According to Dee Dee, the song was "about Jerry Nolan of the Heartbreakers calling me up to come over and go cop" heroin, a form of which was known in those days as 'Chinese Rocks'. "The line 'My girlfriend's crying in the shower stall' was about Connie, and the shower was at Arturo Vega's loft", where Dee Dee, his girlfriend Connie and Joey Ramone all lived at one point.

Dee Dee wanted to record the song with the Ramones, but Johnny Ramone vetoed it, considering it too obviously drug-related. Dee Dee then took it to Richard Hell, also with the Heartbreakers at the time. "Dee Dee called me one day and said, 'I wrote a song that the Ramones won't do,'" Hell recalled. "He said, 'It's not finished. How about I come over and show it to you and we can finish it if you like it?'"

According to Hell, "What happened is really clear, and the songwriting credits can all be checked at BMI. The song is by me and Dee Dee, but Dee Dee did 75 percent of it. I mean, all I did was write two verses out of three. Dee Dee wrote the music, the concept was his. He's basically responsible for it. But he brought me the song; he didn't even know Johnny and Jerry, but we were friends and he thought the band was great. And when the Ramones didn't want to do the song he said, 'Look, I've written one verse of this song with the chorus and it's about heroin, how about you write the rest of it and it's yours?'" And that's what he did." Dee Dee similarly recalled, "Richard Hell put that line in, so I gave him some credit."

==The Heartbreakers==

There are differing recollections as to how the song became part of the Heartbreakers' repertoire. Richard Hell said, "I brought it to the next rehearsal, exactly as it was done by the Heartbreakers for all those years. I would sing it because it was a song I brought in." Dee Dee, on the other hand, wrote in his memoir, "When Jerry was over at my place one day, we did some dope and then I played him my song, and he took it with him to a Heartbreakers' rehearsal."

In either case, the song became one of the band's most popular songs. As Hell said, "After I left the Heartbreakers, they kept playing 'Chinese Rocks' and then ended up recording it" for the band's 1977 debut album, L.A.M.F.. "And they put all of their names on it, though nothing had changed about the song—they just added their names to it. Johnny Thunders... had nothing to do with 'Chinese Rocks' at all."

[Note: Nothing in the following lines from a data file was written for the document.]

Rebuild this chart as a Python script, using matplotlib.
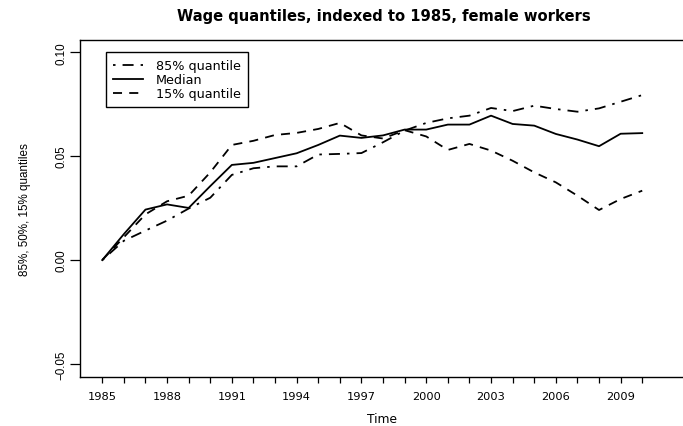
import matplotlib
matplotlib.use("Agg")
import matplotlib.pyplot as plt
import numpy as np

# wage quantiles indexed to 1985, female workers
years = list(range(1985, 2011))
q85 = [0.0, 0.0093, 0.0142, 0.0190, 0.0248, 0.0300, 0.0410, 0.0442, 0.0451, 0.0451,
       0.0508, 0.0511, 0.0515, 0.0567, 0.0623, 0.0660, 0.0682, 0.0695, 0.0732, 0.0717,
       0.0743, 0.0727, 0.0714, 0.0730, 0.0762, 0.0794]
median = [0.0, 0.0125, 0.0243, 0.0268, 0.0251, 0.0356, 0.0458, 0.0468, 0.0491, 0.0514,
          0.0554, 0.0599, 0.0588, 0.0600, 0.0628, 0.0628, 0.0652, 0.0652, 0.0695, 0.0655,
          0.0647, 0.0607, 0.0580, 0.0548, 0.0608, 0.0611]
q15 = [0.0, 0.0110, 0.0220, 0.0283, 0.0310, 0.0422, 0.0554, 0.0574, 0.0602, 0.0612,
       0.0631, 0.0660, 0.0600, 0.0585, 0.0625, 0.0595, 0.0530, 0.0559, 0.0527, 0.0478,
       0.0422, 0.0374, 0.0310, 0.0241, 0.0294, 0.0334]

labelled_years = years[::3]
y_ticks = [-0.05, 0.00, 0.05, 0.10]

W, H = 683, 427
fig = plt.figure(figsize=(W / 100, H / 100), dpi=100)
# plot box: left 80px, top 41px, bottom 377.7px, right edge just past the canvas
ax = fig.add_axes([80 / W, (H - 377.7) / H, (685 - 80) / W, (377.7 - 41) / H])

lw = 1.3
ax.plot(years, q85, color="black", lw=lw, ls=(0, (1.4, 3.9, 6.1, 3.9)),
        label="85% quantile")
ax.plot(years, median, color="black", lw=lw, ls="-", label="Median")
ax.plot(years, q15, color="black", lw=lw, ls=(0, (5, 4)), label="15% quantile")

ax.set_xlim(1983.97, 2011.98)
ax.set_ylim(-0.0561, 0.1059)

ax.set_xticks(years)
ax.set_xticklabels([str(y) if y in labelled_years else "" for y in years],
                   fontsize=8.2, family="DejaVu Sans")
ax.set_yticks(y_ticks)
ax.set_yticklabels([f"{v:.2f}".replace("-", "\u2212") for v in y_ticks],
                   fontsize=8.4, family="Liberation Sans", rotation=90, va="center")
ax.tick_params(axis="x", direction="out", length=4.1, width=0.9, pad=6,
               color="black")
ax.tick_params(axis="y", direction="out", length=7.2, width=0.9, pad=2,
               color="black")
for sp in ax.spines.values():
    sp.set_color("black")
    sp.set_linewidth(1.0)

leg = ax.legend(loc="upper left", bbox_to_anchor=((106 - 80) / 605, 1 - (53.3 - 41) / 336.7),
                borderaxespad=0, prop={"family": "DejaVu Sans", "size": 9.2},
                handlelength=2.35, handletextpad=1.0, labelspacing=0.07,
                borderpad=0.55, fancybox=False, framealpha=1, edgecolor="black")
leg.get_frame().set_linewidth(1.0)

fig.text(384 / W, 1 - 20.7 / H, "Wage quantiles, indexed to 1985, female workers",
         ha="center", va="baseline", fontsize=10.6, fontweight="bold",
         family="DejaVu Sans")
fig.text(382 / W, 1 - 423 / H, "Time", ha="center", va="baseline",
         fontsize=8.8, family="DejaVu Sans")
fig.text(25 / W, 1 - 209.5 / H, "85%, 50%, 15% quantiles", ha="center", va="center",
         rotation=90, fontsize=8.4, family="Liberation Sans")

fig.savefig("out.png", dpi=100)
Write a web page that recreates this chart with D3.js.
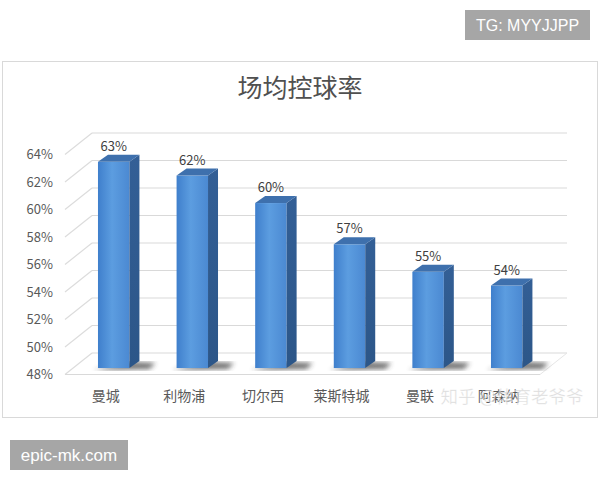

All vinyl pressings of L.A.M.F. credit the songwriters as Thunders, Heartbreakers' drummer Jerry Nolan as well as Ramone and Hell. It was only after the deaths of Thunders and Nolan that the credit was changed. However, both the 1994 and 2002 CD reissues of L.A.M.F. now name the three Ramones as the writers Joey, Johnny Ramone and Dee Dee—but not Hell.

"The credits are false," Dee Dee wrote in 1997. "Johnny Thunders ranked on me for fourteen years, trying to make out like he wrote the song. What a low-life maneuver by those guys!" The online databases for both ASCAP and BMI, however, credit the song to just Dee Dee Ramone and Hell. In the Heartbreakers' live performances of the song, Thunders would often change the lyrics to more explicit ones.

==The Ramones==

On the Ramones' original recording of the song on their 1980 album End of the Century, the song is credited to "D.D.Ramone/R.Hell". It appears on later editions of End of the Century (vinyl repressings and CD releases) credited to the Ramones as a whole, with no mention of Hell.

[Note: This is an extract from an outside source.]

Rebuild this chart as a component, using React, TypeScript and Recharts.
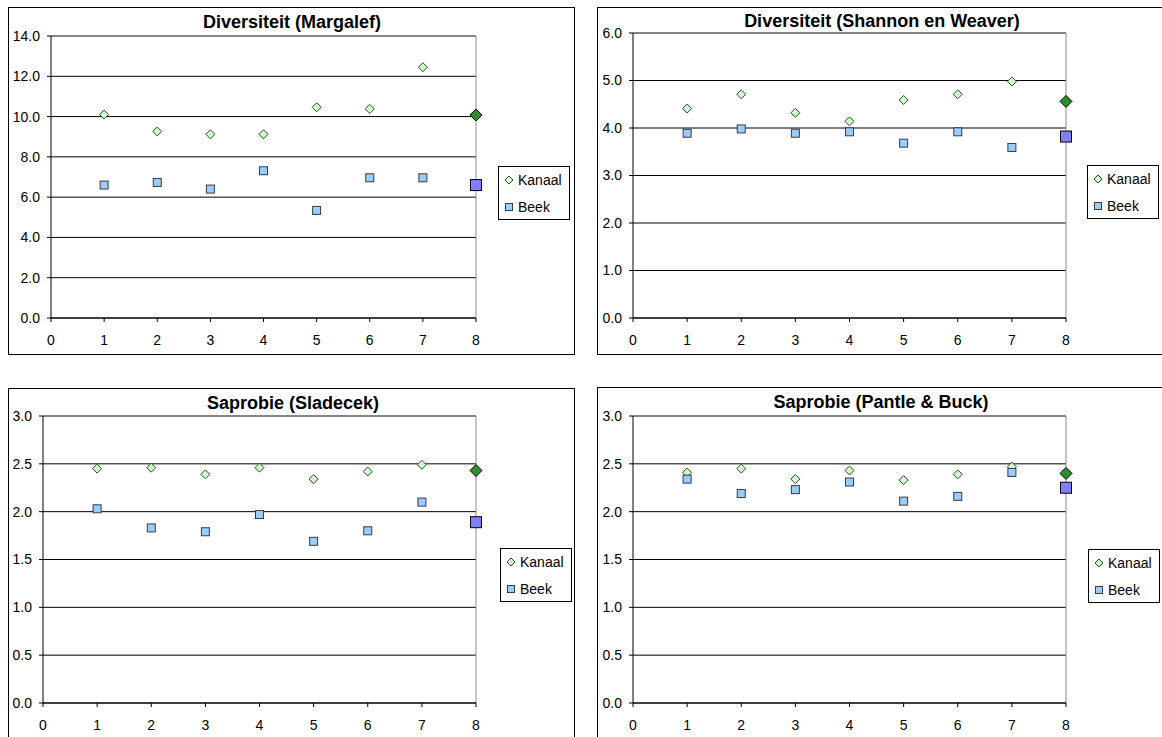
import React from 'react';
import { ScatterChart, Scatter, XAxis, YAxis, CartesianGrid, ReferenceLine, Legend } from 'recharts';

const stations = [1, 2, 3, 4, 5, 6, 7, 8];
const xTicks = [0, 1, 2, 3, 4, 5, 6, 7, 8];
const seriesNames = ['Kanaal', 'Beek'];

const margalefKanaal = [10.1, 9.26, 9.12, 9.12, 10.46, 10.38, 12.45, 10.08];
const margalefBeek = [6.6, 6.73, 6.4, 7.31, 5.34, 6.96, 6.96, 6.6];
const margalefTicks = [0, 2, 4, 6, 8, 10, 12, 14];

const shannonKanaal = [4.41, 4.71, 4.32, 4.14, 4.59, 4.71, 4.98, 4.56];
const shannonBeek = [3.89, 3.98, 3.89, 3.92, 3.68, 3.92, 3.59, 3.82];
const shannonTicks = [0, 1, 2, 3, 4, 5, 6];

const sladecekKanaal = [2.45, 2.46, 2.39, 2.46, 2.34, 2.42, 2.49, 2.43];
const sladecekBeek = [2.03, 1.83, 1.79, 1.97, 1.69, 1.8, 2.1, 1.89];
const saprobieTicks = [0, 0.5, 1, 1.5, 2, 2.5, 3];

const pantleKanaal = [2.41, 2.45, 2.34, 2.43, 2.33, 2.39, 2.47, 2.4];
const pantleBeek = [2.34, 2.19, 2.23, 2.31, 2.11, 2.16, 2.41, 2.25];

const highlightStation = 8;
const FONT = '"Liberation Sans", Arial, sans-serif';

const toPoints = (vals: number[]) => stations.map((s, i) => ({ x: s, y: vals[i] }));

const KanaalShape = (props: any) => {
  const { cx, cy, payload } = props;
  if (cx == null || cy == null) return null;
  const hl = payload && payload.x === highlightStation;
  const r = hl ? 6 : 4.5;
  return (
    <polygon
      points={`${cx},${cy - r} ${cx + r},${cy} ${cx},${cy + r} ${cx - r},${cy}`}
      fill={hl ? '#2F8F2F' : '#CCFFCC'}
      stroke={hl ? '#000' : '#3C3C3C'}
      strokeWidth={1}
    />
  );
};

const BeekShape = (props: any) => {
  const { cx, cy, payload } = props;
  if (cx == null || cy == null) return null;
  const hl = payload && payload.x === highlightStation;
  const s = hl ? 11 : 8;
  return (
    <rect
      x={cx - s / 2}
      y={cy - s / 2}
      width={s}
      height={s}
      fill={hl ? '#7F7FFF' : '#99CCFF'}
      stroke={hl ? '#000' : '#3C3C3C'}
      strokeWidth={1}
    />
  );
};

const LegendBox = () => (
  <div
    style={{
      width: 72,
      height: 54,
      border: '1px solid #000',
      boxSizing: 'border-box',
      background: '#fff',
      fontFamily: FONT,
      fontSize: 14,
      color: '#000',
      position: 'relative',
    }}
  >
    <div style={{ position: 'absolute', left: 4, top: 4, display: 'flex', alignItems: 'center', height: 18 }}>
      <svg width={12} height={12} style={{ marginRight: 3 }}>
        <polygon points="6,2 10,6 6,10 2,6" fill="#CCFFCC" stroke="#3C3C3C" strokeWidth={1} />
      </svg>
      <span>{seriesNames[0]}</span>
    </div>
    <div style={{ position: 'absolute', left: 4, top: 31, display: 'flex', alignItems: 'center', height: 18 }}>
      <svg width={12} height={12} style={{ marginRight: 3 }}>
        <rect x={2.5} y={2.5} width={7} height={7} fill="#99CCFF" stroke="#3C3C3C" strokeWidth={1} />
      </svg>
      <span>{seriesNames[1]}</span>
    </div>
  </div>
);

type PanelProps = {
  title: string;
  kanaal: number[];
  beek: number[];
  yTicks: number[];
  box: { left: number; top: number; width: number; height: number };
  plot: { left: number; right: number; top: number };
  titleCenter: { x: number; y: number };
  legendPos: { left: number; top: number };
};

const Panel = ({ title, kanaal, beek, yTicks, box, plot, titleCenter, legendPos }: PanelProps) => {
  const cw = box.width - 2;
  const ch = box.height - 2;
  const yMax = yTicks[yTicks.length - 1];
  const tickStyle = { fill: '#000', fontSize: 14, fontFamily: FONT };
  return (
    <div
      style={{
        position: 'absolute',
        left: box.left,
        top: box.top,
        width: box.width,
        height: box.height,
        border: '1px solid #000',
        boxSizing: 'border-box',
        background: '#fff',
      }}
    >
      <div
        style={{
          position: 'absolute',
          left: titleCenter.x - box.left - 1 - 200,
          width: 400,
          top: titleCenter.y - box.top - 1 - 11,
          height: 22,
          lineHeight: '22px',
          textAlign: 'center',
          fontFamily: FONT,
          fontWeight: 'bold',
          fontSize: 18,
          color: '#000',
          whiteSpace: 'nowrap',
        }}
      >
        {title}
      </div>
      <ScatterChart
        width={cw}
        height={ch}
        margin={{ top: plot.top, right: cw - plot.right, left: 0, bottom: 6 }}
        style={{ fontFamily: FONT }}
      >
        <CartesianGrid vertical={false} stroke="#000" strokeWidth={1} />
        <XAxis
          type="number"
          dataKey="x"
          domain={[0, 8]}
          ticks={xTicks}
          interval={0}
          height={30}
          stroke="#000"
          tickSize={4}
          tickMargin={13}
          tick={tickStyle}
          allowDecimals={false}
        />
        <YAxis
          type="number"
          dataKey="y"
          domain={[0, yMax]}
          ticks={yTicks}
          interval={0}
          width={plot.left}
          stroke="#000"
          tickSize={4}
          tickMargin={7}
          tick={tickStyle}
          tickFormatter={(v: number) => v.toFixed(1)}
        />
        <ReferenceLine y={yMax} stroke="#8C8C8C" strokeWidth={1} />
        <ReferenceLine x={8} stroke="#8C8C8C" strokeWidth={1} />
        <Legend
          layout="vertical"
          align="center"
          verticalAlign="middle"
          content={() => <LegendBox />}
          wrapperStyle={{ left: legendPos.left - box.left - 1, top: legendPos.top - box.top - 1, width: 72, height: 54 }}
        />
        <Scatter name={seriesNames[0]} data={toPoints(kanaal)} shape={KanaalShape} isAnimationActive={false} />
        <Scatter name={seriesNames[1]} data={toPoints(beek)} shape={BeekShape} isAnimationActive={false} />
      </ScatterChart>
    </div>
  );
};

export default function App() {
  return (
    <div
      style={{
        position: 'absolute',
        left: 0,
        top: 0,
        width: 1162,
        height: 737,
        overflow: 'hidden',
        background: '#fff',
      }}
    >
      <Panel
        title="Diversiteit (Margalef)"
        kanaal={margalefKanaal}
        beek={margalefBeek}
        yTicks={margalefTicks}
        box={{ left: 8, top: 7, width: 567, height: 348 }}
        plot={{ left: 42, right: 467, top: 28 }}
        titleCenter={{ x: 292, y: 22 }}
        legendPos={{ left: 498, top: 166 }}
      />
      <Panel
        title="Diversiteit (Shannon en Weaver)"
        kanaal={shannonKanaal}
        beek={shannonBeek}
        yTicks={shannonTicks}
        box={{ left: 597, top: 7, width: 570, height: 348 }}
        plot={{ left: 35, right: 468, top: 25 }}
        titleCenter={{ x: 882, y: 21 }}
        legendPos={{ left: 1087, top: 165 }}
      />
      <Panel
        title="Saprobie (Sladecek)"
        kanaal={sladecekKanaal}
        beek={sladecekBeek}
        yTicks={saprobieTicks}
        box={{ left: 8, top: 388, width: 567, height: 352 }}
        plot={{ left: 34, right: 467, top: 27 }}
        titleCenter={{ x: 293, y: 403 }}
        legendPos={{ left: 500, top: 548 }}
      />
      <Panel
        title="Saprobie (Pantle & Buck)"
        kanaal={pantleKanaal}
        beek={pantleBeek}
        yTicks={saprobieTicks}
        box={{ left: 597, top: 387, width: 570, height: 353 }}
        plot={{ left: 35, right: 468, top: 28 }}
        titleCenter={{ x: 881, y: 402 }}
        legendPos={{ left: 1088, top: 549 }}
      />
    </div>
  );
}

The Ramones' version is called "Chinese Rock", with no s on the end. There is another slight lyrical difference between the versions: The Heartbreakers' lyrics begin, "Somebody called me on the phone/They said hey, is Dee Dee home", while the Ramones change "Dee Dee" to "Arty", an apparent reference to Arturo Vega, in whose loft the song is set. Vega was a long-time friend of the band and the designer of the Ramones' "presidential seal" logo. However, after Dee Dee left the band, Joey Ramone sometimes sang "Dee Dee" instead of "Arty" (as on the Ramones' 1991 live CD Loco Live).

Dee Dee Ramone stated in interviews that he felt proud of the song, it being one of his best-known tracks, but that the song became a "pain in the ass" for him as he repeatedly tried to get clean and was mistakenly regarded by many fans as a "heroin guru" promoting drug usage rather than just documenting it.